Иверзнев только поморщился. Но Тимаева уже было не остановить:

– Вы, Михаил Николаевич, развели в своём лазарете сущую разбойничью вольницу! Вы и Лазарев, да-с, которого я, между прочим, вправе уволить! А то и подвести под суд за организацию побега каторжан! Четверо сбежали, шутка ли! Четверо – осуждённые за бунт, за убийство, за душегубство! Исчезли, как в воду канули! На виду у охраны, у казаков, у вас! Только не говорите мне, что ничего об этом не знали!

Иверзнев молчал, глядя в стену и сдвинув густые чёрные брови. Было очевидно, что он думает сейчас совсем о других вещах. Но Тимаев ничего не замечал:

– И у вас хватает совести!.. Хватает нахальства говорить мне, что будь здесь Устинья – и эпидемии бы не было! Да кто такая была эта Устинья?! Ваша фаворитка, с которой вы жили, не обращая внимания на её мужа, – и покровительствовали им обоим вовсю! А она плевать хотела и на вашу страсть, и на ваше покровительство!

– Вы напугаете Наталью Владимировну, – ровным голосом сказал Иверзнев. – У вас истерика, возьмите себя в руки!

– Да-с, плевать! И стоило мне проявить строгость – она сбежала! Не захотелось, видите ли, мерзавке, ходить в кандалах, как полагается по закону! И её муженьку тоже! И прочим, которые…

Тр-р-рах! Могучий удар кулака обрушился на столешницу, и по полированной поверхности зазмеилась трещина. Тимаев, икнув, умолк на полуслове, отпрянул. Прямо перед ним оказались сумрачные чёрные глаза. Смуглое, окаменевшее от бешенства лицо.

– Осмелюсь напомнить, МИЛОСТИВЫЙ ГОСУДАРЬ, что побег этот целиком на вашей совести! Что это вам приспичило тискать невесту Антипа! Да-да, ту самую Василису, которую вы заставляли у вас в доме «мыть полы»! Ту самую Василису, которую мы с Устей полгода лечили от тяжёлой болезни, от помешательства! И не смели надеяться на успех!

– Да как вы смеете… щенок! Я вас…

– Смею!!! – загремел Иверзнев. – Неужто вы думаете, что я вас боюсь?! Неужто вы полагаете, что я оказался бы здесь, в Сибири, у чёрта на рогах, если бы боялся вот таких… слуг отечества?! Всё, на что вы способны, – издеваться над беспомощными людьми! Мучить беззащитную девчонку в кандалах! Делать невыносимым положение людей, которым и без вас тяжело!

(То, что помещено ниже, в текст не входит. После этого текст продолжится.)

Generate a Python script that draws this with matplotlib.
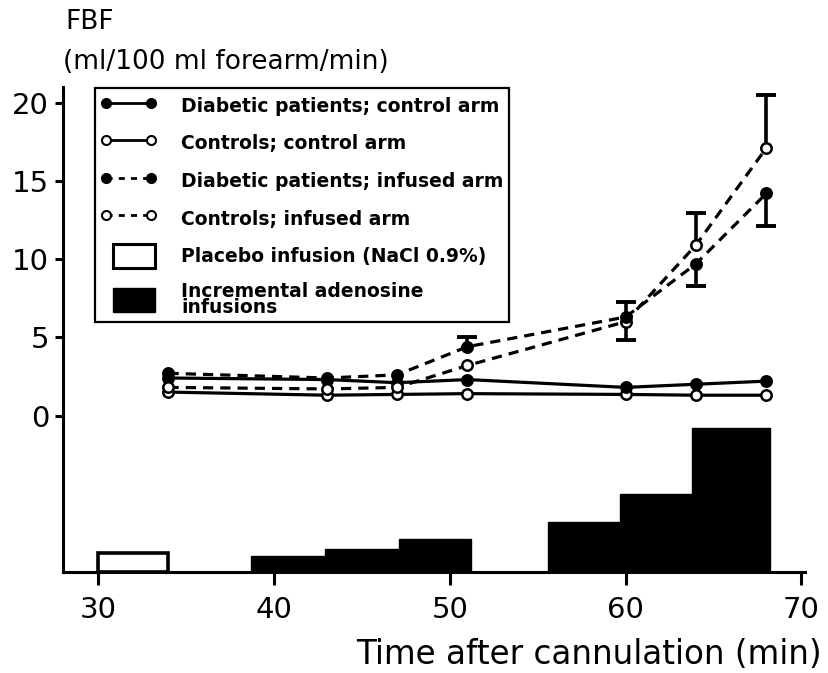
import numpy as np
import matplotlib.pyplot as plt
import matplotlib.patches as mpatches
from matplotlib.lines import Line2D
from matplotlib.legend_handler import HandlerPatch

nan = np.nan

# time after cannulation (min)
t = [34, 43, 47, 51, 60, 64, 68]

# forearm blood flow (ml/100 ml forearm/min)
diab_ctrl = [2.4, 2.3, 2.1, 2.3, 1.8, 2.0, 2.2]
ctrl_ctrl = [1.5, 1.3, 1.35, 1.4, 1.35, 1.3, 1.3]
diab_inf = [2.7, 2.4, 2.6, 4.4, 6.3, 9.7, 14.2]
ctrl_inf = [1.8, 1.7, 1.8, 3.2, 6.0, 10.9, 17.1]

# one-sided error bars (nan = none drawn)
diab_inf_err_up = [nan, nan, nan, 0.6, nan, nan, nan]
diab_inf_err_lo = [nan, nan, nan, nan, 1.5, 1.4, 2.1]
ctrl_inf_err_up = [nan, nan, nan, nan, 1.25, 2.05, 3.4]

# infusion blocks (drawn below the 0 line)
placebo_start = [30]
placebo_end = [34]
placebo_height = [1.2]
ado_start = [38.7, 42.9, 47.1, 55.6, 59.7, 63.8]
ado_end = [42.9, 47.1, 51.2, 59.7, 63.8, 68.2]
ado_height = [1.0, 1.5, 2.1, 3.2, 5.0, 9.2]

BASE = -10
LW = 2.3

fig = plt.figure(figsize=(8.29, 6.73), dpi=100)
ax = fig.add_axes([63 / 829, 101 / 673, 742 / 829, 485 / 673])

# infusion bars
ax.bar(placebo_start, placebo_height, width=np.subtract(placebo_end, placebo_start),
       bottom=BASE, align="edge", facecolor="white", edgecolor="black", linewidth=2.6, zorder=2)
ax.bar(ado_start, ado_height, width=np.subtract(ado_end, ado_start),
       bottom=BASE, align="edge", facecolor="black", edgecolor="black", linewidth=1, zorder=2)

# error bars (one-sided)
def one_sided(x, y, err, sign):
    x = np.asarray(x, float)
    y = np.asarray(y, float)
    err = np.asarray(err, float)
    ok = ~np.isnan(err)
    end = y[ok] + sign * err[ok]
    ax.vlines(x[ok], y[ok], end, color="black", linewidth=2.6, zorder=3)
    ax.plot(x[ok], end, linestyle="none", marker="_", markersize=15,
            markeredgewidth=2.8, color="black", zorder=3)

one_sided(t, diab_inf, diab_inf_err_up, 1)
one_sided(t, diab_inf, diab_inf_err_lo, -1)
one_sided(t, ctrl_inf, ctrl_inf_err_up, 1)

dash = (0, (3.2, 2.2))
mk = dict(marker="o", markersize=7.5, markeredgewidth=1.8, markeredgecolor="black")

ax.plot(t, ctrl_ctrl, color="black", linewidth=LW, linestyle="-",
        markerfacecolor="white", zorder=4, **mk)
ax.plot(t, diab_ctrl, color="black", linewidth=LW, linestyle="-",
        markerfacecolor="black", zorder=4, **mk)
ax.plot(t, ctrl_inf, color="black", linewidth=LW, linestyle=dash,
        markerfacecolor="white", zorder=5, **mk)
ax.plot(t, diab_inf, color="black", linewidth=LW, linestyle=dash,
        markerfacecolor="black", zorder=5, **mk)

ax.set_xlim(28, 70.2)
ax.set_ylim(BASE, 21)
ax.set_xticks([30, 40, 50, 60, 70])
ax.set_yticks([0, 5, 10, 15, 20])
for s in ["top", "right"]:
    ax.spines[s].set_visible(False)
for s in ["left", "bottom"]:
    ax.spines[s].set_linewidth(2.2)
ax.tick_params(axis="both", direction="out", width=2.2, labelsize=21)
ax.tick_params(axis="y", length=6, pad=4)
ax.tick_params(axis="x", length=9, pad=8)

# legend
def narrow_rect(legend, orig_handle, xdescent, ydescent, width, height, fontsize):
    return mpatches.Rectangle((-xdescent + 0.22 * width, -ydescent), 0.74 * width, height)

handles = [
    Line2D([], [], color="black", linewidth=2, linestyle="-", markerfacecolor="black",
           marker="o", markersize=6.5, markeredgewidth=1.5, markeredgecolor="black"),
    Line2D([], [], color="black", linewidth=2, linestyle="-", markerfacecolor="white",
           marker="o", markersize=6.5, markeredgewidth=1.5, markeredgecolor="black"),
    Line2D([], [], color="black", linewidth=2, linestyle=(0, (2.2, 2.2)), markerfacecolor="black",
           marker="o", markersize=6.5, markeredgewidth=1.5, markeredgecolor="black"),
    Line2D([], [], color="black", linewidth=2, linestyle=(0, (2.2, 2.2)), markerfacecolor="white",
           marker="o", markersize=6.5, markeredgewidth=1.5, markeredgecolor="black"),
    mpatches.Patch(facecolor="white", edgecolor="black", linewidth=2.2),
    mpatches.Patch(facecolor="black", edgecolor="black", linewidth=1),
]
labels = [
    "Diabetic patients; control arm",
    "Controls; control arm",
    "Diabetic patients; infused arm",
    "Controls; infused arm",
    "Placebo infusion (NaCl 0.9%)",
    "Incremental adenosine\ninfusions",
]
leg = ax.legend(handles, labels, loc="upper left", bbox_to_anchor=(0.043, 0.998),
                borderaxespad=0, numpoints=2, fancybox=False, framealpha=1,
                edgecolor="black", prop=dict(size=13.5, weight="bold"),
                handlelength=3.0, handleheight=1.6, handletextpad=1.3,
                labelspacing=0.72, borderpad=0.3,
                handler_map={mpatches.Patch: HandlerPatch(patch_func=narrow_rect)})
leg.get_frame().set_linewidth(1.6)
leg.set_zorder(6)
leg.get_texts()[5].set_linespacing(0.8)

# axis titles
fig.text(65 / 829, 1 - 22 / 673, "FBF", fontsize=19, ha="left", va="center")
fig.text(63 / 829, 1 - 62 / 673, "(ml/100 ml forearm/min)", fontsize=19, ha="left", va="center")
fig.text(822 / 829, 1 - 655 / 673, "Time after cannulation (min)", fontsize=23.5,
         ha="right", va="center")

fig.savefig("out.png", dpi=100, facecolor="white")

Бунт, вы говорите?! Да ваше счастье, что Лазарев и Кострома мужиков тогда в остроге остановили! Здесь на триста каторжников – полтора десятка казаков! Да рота инвалидов, из которых песок сыплется! К утру от завода остались бы угольки, а от вас – мокрое место! А каторжане рассыпались бы по тайге и – поминай как звали! Люди доведены были вашими «строгостями» до крайности! А ведь здешний народ ко всему привычен! Так что это по вашей милости братья Силины с завода урвались! Вместе со своими бабами! А мне без Устиньи как без рук! Эпидемия, чёрт возьми, дифтерит, дети мрут, а вы… Вы! С-с-сукин вы сын, свинья тупорылая, каналья! Морду бы я вам разбил без всякой субординации, кабы это имело пользу! За Устинью! За Василису! За Силиных! За мужиков в остроге!!!

– Михайла Николаевич, родненький… Помилуйте…

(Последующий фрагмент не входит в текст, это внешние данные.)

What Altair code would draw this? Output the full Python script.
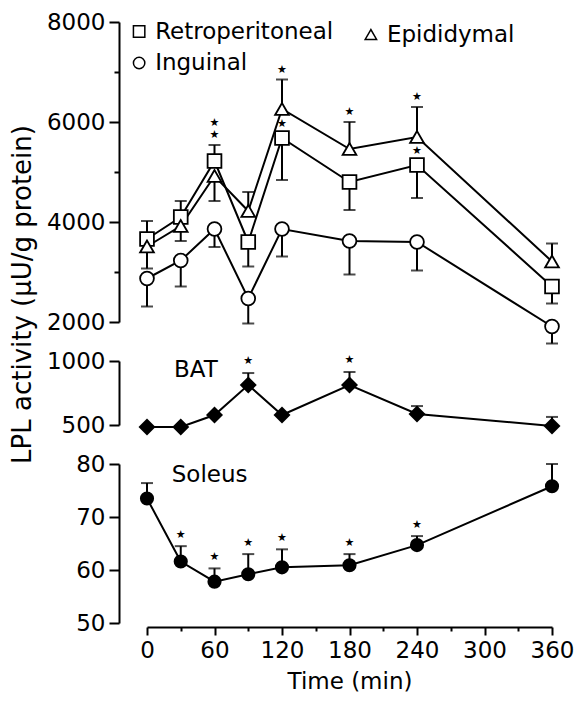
import altair as alt
import pandas as pd

# ---------------- data ----------------
times = [0, 30, 60, 90, 120, 180, 240, 360]

retro = [3660, 4100, 5220, 3600, 5680, 4800, 5140, 2710]
retro_err = [4020, 4420, 5540, 3110, 4840, 4240, 4480, 2370]
epi = [3510, 3920, 4920, 4220, 6260, 5460, 5700, 3210]
epi_err = [3070, 3620, 4420, 4600, 6850, 6000, 6300, 3570]
ing = [2870, 3230, 3860, 2470, 3860, 3620, 3600, 1910]
ing_err = [2310, 2710, 3500, 1970, 3310, 2950, 3030, 1570]

bat = [485, 485, 578, 812, 578, 812, 586, 492]
bat_err = [485, 485, 578, 906, 578, 914, 648, 563]

soleus = [73.5, 61.6, 57.8, 59.2, 60.5, 60.9, 64.7, 75.8]
soleus_err = [76.4, 64.5, 60.3, 63.0, 63.9, 63.0, 66.4, 80.0]

series_names = ["Retroperitoneal", "Epididymal", "Inguinal"]
series_shapes = ["square", "triangle-up", "circle"]

# key (legend) entries placed inside the top panel, in data units
key_time = [-7, 199, -7]
key_value = [7810, 7750, 7180]

# significance stars: (time, series whose top is used, stack level)
wat_stars = [(60, "Retroperitoneal", 0), (60, "Retroperitoneal", 1),
             (120, "Epididymal", 0), (120, "Retroperitoneal", 0),
             (180, "Epididymal", 0), (240, "Epididymal", 0),
             (240, "Retroperitoneal", 0)]
bat_star_times = [90, 180]
soleus_star_times = [30, 60, 90, 120, 180, 240]

panel_labels = {"BAT": (24, 930), "Soleus": (22, 77.9)}

FONT = "DejaVu Sans"
FS = 23
W = 405
STAR = "\u2605"

# ---------------- tables ----------------
rows = []
for name, vals, errs in zip(series_names, [retro, epi, ing], [retro_err, epi_err, ing_err]):
    for t, v, e in zip(times, vals, errs):
        rows.append({"time": t, "value": v, "err": e, "series": name})
wat = pd.DataFrame(rows)

key_df = pd.DataFrame({"series": series_names, "time": key_time, "value": key_value})

srows = []
for t, s, lvl in wat_stars:
    r = wat[(wat.time == t) & (wat.series == s)].iloc[0]
    if lvl == 1:
        kind = "stack"
    elif r.err > r.value:
        kind = "bar"
    else:
        kind = "point"
    srows.append({"time": t, "y": max(r.value, r.err), "kind": kind})
wat_star_df = pd.DataFrame(srows)

bat_df = pd.DataFrame({"time": times, "value": bat, "err": bat_err})
bat_star_df = bat_df[bat_df.time.isin(bat_star_times)]
sol_df = pd.DataFrame({"time": times, "value": soleus, "err": soleus_err})
sol_star_df = sol_df[sol_df.time.isin(soleus_star_times)]

# ---------------- shared pieces ----------------
x_scale = alt.Scale(domain=[0, 360], nice=False, zero=False)
x_none = alt.X("time:Q", scale=x_scale, axis=None)

ycommon = dict(offset=28, domainColor="black", domainWidth=2, tickColor="black",
               tickWidth=2, labelFont=FONT, labelFontSize=FS, labelColor="black",
               labelPadding=4, grid=False, format="d", labelFlush=False)


def err_layers(df, ycol, y2col, yenc_scale, axis):
    d = df[df[y2col] != df[ycol]]
    rule = alt.Chart(d).mark_rule(color="black", strokeWidth=2).encode(
        x=x_none, y=alt.Y(f"{ycol}:Q", scale=yenc_scale, axis=axis), y2=f"{y2col}:Q")
    cap = alt.Chart(d).mark_tick(color="black", orient="horizontal", size=12,
                                 thickness=2).encode(
        x=x_none, y=alt.Y(f"{y2col}:Q", scale=yenc_scale, axis=axis))
    return [rule, cap]


# ---------------- panel 1: white adipose tissue ----------------
y1_scale = alt.Scale(domain=[2000, 8000], nice=False, zero=False)
y1_axis = alt.Axis(values=list(range(2000, 8001, 1000)),
                   labelExpr="datum.value % 2000 === 0 ? datum.label : ''",
                   tickSize={"condition": {"test": "datum.value % 2000 === 0", "value": 10},
                             "value": 5},
                   title=None, **ycommon)
shape_scale = alt.Scale(domain=series_names, range=series_shapes)

p1_layers = err_layers(wat, "value", "err", y1_scale, y1_axis)
p1_line = alt.Chart(wat).mark_line(color="black", strokeWidth=2).encode(
    x=x_none, y=alt.Y("value:Q", scale=y1_scale, axis=y1_axis), detail="series:N")
p1_pts = alt.Chart(wat).mark_point(filled=True, fill="white", stroke="black",
                                   strokeWidth=1.8, opacity=1, fillOpacity=1,
                                   size=190).encode(
    x=x_none,
    y=alt.Y("value:Q", scale=y1_scale, axis=y1_axis),
    shape=alt.Shape("series:N", scale=shape_scale, legend=None),
)
key_pts = alt.Chart(key_df).mark_point(filled=True, fill="white", stroke="black",
                                       strokeWidth=1.5, opacity=1, fillOpacity=1,
                                       size=130).encode(
    x=x_none,
    y=alt.Y("value:Q", scale=y1_scale, axis=y1_axis),
    shape=alt.Shape("series:N", scale=shape_scale, legend=None),
)
key_txt = alt.Chart(key_df).mark_text(font=FONT, fontSize=FS, color="black", align="left",
                                      baseline="middle", dx=16).encode(
    x=x_none, y=alt.Y("value:Q", scale=y1_scale, axis=y1_axis), text="series:N")

star_kw = dict(text=STAR, font=FONT, fontSize=11, color="black", baseline="middle",
               align="center")
p1_star_bar = alt.Chart(wat_star_df[wat_star_df.kind == "bar"]).mark_text(dy=-10, **star_kw).encode(
    x=x_none, y=alt.Y("y:Q", scale=y1_scale, axis=y1_axis))
p1_star_pt = alt.Chart(wat_star_df[wat_star_df.kind == "point"]).mark_text(dy=-14, **star_kw).encode(
    x=x_none, y=alt.Y("y:Q", scale=y1_scale, axis=y1_axis))
p1_star_stk = alt.Chart(wat_star_df[wat_star_df.kind == "stack"]).mark_text(dy=-22, **star_kw).encode(
    x=x_none, y=alt.Y("y:Q", scale=y1_scale, axis=y1_axis))

p1 = alt.layer(*p1_layers, p1_line, p1_pts, p1_star_bar, p1_star_pt, p1_star_stk,
               key_pts, key_txt).properties(width=W, height=300)

# ---------------- panel 2: BAT ----------------
y2_scale = alt.Scale(domain=[500, 1000], nice=False, zero=False)
y2_axis = alt.Axis(values=[500, 1000], tickSize=10,
                   title="LPL activity (\u03bcU/g protein)", titleFont=FONT,
                   titleFontSize=26, titleFontWeight="normal", titleColor="black",
                   titleAngle=270, titleAlign="center", titleBaseline="middle",
                   titleX=-97, titleY=-67, **ycommon)
p2_layers = err_layers(bat_df, "value", "err", y2_scale, y2_axis)
p2_line = alt.Chart(bat_df).mark_line(color="black", strokeWidth=2).encode(
    x=x_none, y=alt.Y("value:Q", scale=y2_scale, axis=y2_axis))
p2_pts = alt.Chart(bat_df).mark_point(shape="diamond", filled=True, color="black",
                                      size=289, opacity=1).encode(
    x=x_none, y=alt.Y("value:Q", scale=y2_scale, axis=y2_axis))
p2_star = alt.Chart(bat_star_df).mark_text(dy=-12, **star_kw).encode(
    x=x_none, y=alt.Y("err:Q", scale=y2_scale, axis=y2_axis))
lab_bat = pd.DataFrame({"time": [panel_labels["BAT"][0]], "y": [panel_labels["BAT"][1]],
                        "label": ["BAT"]})
p2_lab = alt.Chart(lab_bat).mark_text(font=FONT, fontSize=FS, color="black", align="left",
                                      baseline="middle").encode(
    x=x_none, y=alt.Y("y:Q", scale=y2_scale, axis=y2_axis), text="label:N")
p2 = alt.layer(*p2_layers, p2_line, p2_pts, p2_star, p2_lab).properties(width=W, height=64)

# ---------------- panel 3: Soleus ----------------
y3_scale = alt.Scale(domain=[50, 80], nice=False, zero=False)
y3_axis = alt.Axis(values=[50, 60, 70, 80], tickSize=10, title=None, **ycommon)
x_axis = alt.Axis(values=list(range(0, 361, 30)),
                  labelExpr="datum.value % 60 === 0 ? datum.label : ''",
                  tickSize={"condition": {"test": "datum.value % 60 === 0", "value": 8},
                            "value": 4},
                  offset=4, domainColor="black", domainWidth=2, tickColor="black",
                  tickWidth=2, labelFont=FONT, labelFontSize=FS, labelColor="black",
                  labelPadding=4, grid=False, format="d", labelFlush=False,
                  title="Time (min)", titleFont=FONT, titleFontSize=FS,
                  titleFontWeight="normal", titleColor="black", titlePadding=8)
x_show = alt.X("time:Q", scale=x_scale, axis=x_axis)

d3 = sol_df[sol_df.err != sol_df.value]
p3_rule = alt.Chart(d3).mark_rule(color="black", strokeWidth=2).encode(
    x=x_show, y=alt.Y("value:Q", scale=y3_scale, axis=y3_axis), y2="err:Q")
p3_cap = alt.Chart(d3).mark_tick(color="black", orient="horizontal", size=12,
                                 thickness=2).encode(
    x=x_show, y=alt.Y("err:Q", scale=y3_scale, axis=y3_axis))
p3_line = alt.Chart(sol_df).mark_line(color="black", strokeWidth=2).encode(
    x=x_show, y=alt.Y("value:Q", scale=y3_scale, axis=y3_axis))
p3_pts = alt.Chart(sol_df).mark_point(shape="circle", filled=True, color="black",
                                      size=200, opacity=1).encode(
    x=x_show, y=alt.Y("value:Q", scale=y3_scale, axis=y3_axis))
p3_star = alt.Chart(sol_star_df).mark_text(dy=-11, **star_kw).encode(
    x=x_show, y=alt.Y("err:Q", scale=y3_scale, axis=y3_axis))
lab_sol = pd.DataFrame({"time": [panel_labels["Soleus"][0]], "y": [panel_labels["Soleus"][1]],
                        "label": ["Soleus"]})
p3_lab = alt.Chart(lab_sol).mark_text(font=FONT, fontSize=FS, color="black", align="left",
                                      baseline="middle").encode(
    x=x_show, y=alt.Y("y:Q", scale=y3_scale, axis=y3_axis), text="label:N")
p3 = alt.layer(p3_rule, p3_cap, p3_line, p3_pts, p3_star, p3_lab).properties(
    width=W, height=159)

chart = alt.vconcat(p1, p2, p3, spacing=39, bounds="flush").properties(
    padding={"left": 0, "top": 3, "right": 0, "bottom": 5}
).configure(font=FONT, background="white").configure_view(strokeWidth=0, stroke="transparent")

chart.save("out.html", embed_options={"renderer": "svg", "actions": False})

Жалобный писк, раздавшийся с порога, заставил Иверзнева замолчать. Тяжело дыша, он выпрямился. Повернулся. В дверях стояла Меланья – фельдшерица из заводского лазарета. К своему животу, уже заметно округлившемуся в последний месяц, она прижимала полотняную сумку. Карие глаза Меланьи были огромными от ужаса. Из-за плеча фельдшерицы виднелось ошарашенное лицо Лазарева – заводского инженера.

– Мишка, ты рехнулся?.. В виннице было слышно, как ты орёшь!

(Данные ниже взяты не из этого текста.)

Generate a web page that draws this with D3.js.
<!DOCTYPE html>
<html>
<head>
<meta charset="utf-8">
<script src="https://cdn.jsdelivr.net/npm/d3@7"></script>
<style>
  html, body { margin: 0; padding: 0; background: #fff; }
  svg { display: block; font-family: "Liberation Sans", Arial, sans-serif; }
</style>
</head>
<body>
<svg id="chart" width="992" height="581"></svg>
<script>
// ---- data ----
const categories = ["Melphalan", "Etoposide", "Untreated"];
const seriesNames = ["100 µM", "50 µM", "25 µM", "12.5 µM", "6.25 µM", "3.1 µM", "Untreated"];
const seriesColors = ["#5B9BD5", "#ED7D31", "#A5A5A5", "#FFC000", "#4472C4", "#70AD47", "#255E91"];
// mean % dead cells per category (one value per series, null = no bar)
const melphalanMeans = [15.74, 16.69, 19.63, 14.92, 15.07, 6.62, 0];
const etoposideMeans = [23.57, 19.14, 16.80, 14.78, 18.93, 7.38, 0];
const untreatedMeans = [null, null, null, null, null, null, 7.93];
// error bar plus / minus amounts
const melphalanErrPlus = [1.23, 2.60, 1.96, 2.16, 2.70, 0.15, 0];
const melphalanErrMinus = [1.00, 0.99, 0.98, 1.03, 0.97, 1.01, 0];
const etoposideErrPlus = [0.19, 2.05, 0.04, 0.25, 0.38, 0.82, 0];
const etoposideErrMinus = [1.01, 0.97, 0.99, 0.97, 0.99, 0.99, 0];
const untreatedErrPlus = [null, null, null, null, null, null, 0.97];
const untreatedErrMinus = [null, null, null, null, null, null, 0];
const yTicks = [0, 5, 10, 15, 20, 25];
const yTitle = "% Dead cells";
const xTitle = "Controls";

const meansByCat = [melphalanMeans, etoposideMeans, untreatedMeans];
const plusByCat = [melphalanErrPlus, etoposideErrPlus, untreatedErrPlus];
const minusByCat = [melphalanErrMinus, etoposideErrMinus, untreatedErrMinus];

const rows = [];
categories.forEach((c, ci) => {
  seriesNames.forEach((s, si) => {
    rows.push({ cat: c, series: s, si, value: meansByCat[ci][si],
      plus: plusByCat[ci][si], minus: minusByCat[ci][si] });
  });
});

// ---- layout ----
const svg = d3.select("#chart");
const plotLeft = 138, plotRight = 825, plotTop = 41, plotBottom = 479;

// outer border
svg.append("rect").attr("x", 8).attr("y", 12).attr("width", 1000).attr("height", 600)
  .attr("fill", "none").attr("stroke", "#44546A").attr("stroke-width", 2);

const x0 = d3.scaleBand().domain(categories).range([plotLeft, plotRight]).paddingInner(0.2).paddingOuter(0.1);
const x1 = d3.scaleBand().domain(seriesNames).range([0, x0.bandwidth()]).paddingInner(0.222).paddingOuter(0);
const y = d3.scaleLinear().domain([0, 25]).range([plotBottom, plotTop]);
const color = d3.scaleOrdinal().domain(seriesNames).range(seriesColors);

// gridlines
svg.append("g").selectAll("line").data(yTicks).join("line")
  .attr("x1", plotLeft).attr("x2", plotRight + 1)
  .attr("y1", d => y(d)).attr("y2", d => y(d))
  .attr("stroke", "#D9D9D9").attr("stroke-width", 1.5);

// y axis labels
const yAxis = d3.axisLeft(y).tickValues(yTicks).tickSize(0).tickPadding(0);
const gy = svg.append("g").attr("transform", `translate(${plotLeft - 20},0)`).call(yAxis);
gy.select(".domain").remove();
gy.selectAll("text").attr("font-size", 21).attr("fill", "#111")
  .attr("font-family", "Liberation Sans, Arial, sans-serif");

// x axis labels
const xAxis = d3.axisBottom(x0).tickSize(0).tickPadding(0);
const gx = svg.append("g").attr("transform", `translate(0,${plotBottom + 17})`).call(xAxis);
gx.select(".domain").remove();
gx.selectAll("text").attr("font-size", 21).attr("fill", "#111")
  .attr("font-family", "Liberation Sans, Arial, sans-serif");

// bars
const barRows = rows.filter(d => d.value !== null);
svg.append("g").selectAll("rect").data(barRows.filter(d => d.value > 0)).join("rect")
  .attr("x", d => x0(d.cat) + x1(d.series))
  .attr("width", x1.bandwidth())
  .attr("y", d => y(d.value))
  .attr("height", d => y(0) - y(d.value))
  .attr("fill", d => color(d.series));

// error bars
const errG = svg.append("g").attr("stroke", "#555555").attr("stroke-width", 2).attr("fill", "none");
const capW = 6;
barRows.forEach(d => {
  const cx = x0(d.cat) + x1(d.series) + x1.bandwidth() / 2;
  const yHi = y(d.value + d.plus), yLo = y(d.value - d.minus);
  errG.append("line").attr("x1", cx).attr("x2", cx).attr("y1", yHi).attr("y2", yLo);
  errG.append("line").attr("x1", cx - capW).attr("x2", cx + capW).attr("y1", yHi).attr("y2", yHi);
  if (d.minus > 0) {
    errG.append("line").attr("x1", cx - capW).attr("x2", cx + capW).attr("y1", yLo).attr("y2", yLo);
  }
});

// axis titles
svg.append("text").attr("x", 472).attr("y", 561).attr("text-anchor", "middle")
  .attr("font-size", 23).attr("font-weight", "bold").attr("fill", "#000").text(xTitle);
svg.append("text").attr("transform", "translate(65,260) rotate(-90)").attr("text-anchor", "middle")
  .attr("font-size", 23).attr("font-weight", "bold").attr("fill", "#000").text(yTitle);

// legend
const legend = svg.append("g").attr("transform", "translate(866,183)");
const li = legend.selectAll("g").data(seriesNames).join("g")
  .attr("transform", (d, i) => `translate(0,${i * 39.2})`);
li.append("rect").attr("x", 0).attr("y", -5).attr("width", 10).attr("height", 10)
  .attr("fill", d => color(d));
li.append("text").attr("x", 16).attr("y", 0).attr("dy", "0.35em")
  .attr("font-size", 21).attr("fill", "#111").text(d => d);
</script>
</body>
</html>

– У Натальи Владимировны дифтерит, – хриплым голосом отозвался Михаил, растирая разбитый кулак. – Меланья, перестань трястись… мы просто погорячились в разговоре с Владимиром Ксаверьичем. Ты принесла то, что я просил? Очень хорошо. Возьми ещё миску в кухне и водки, скажи – я велел. И – вон отсюда немедленно! Сколько раз я тебе говорил не подходить к дифтеритным? – он шагнул к двери в спальню.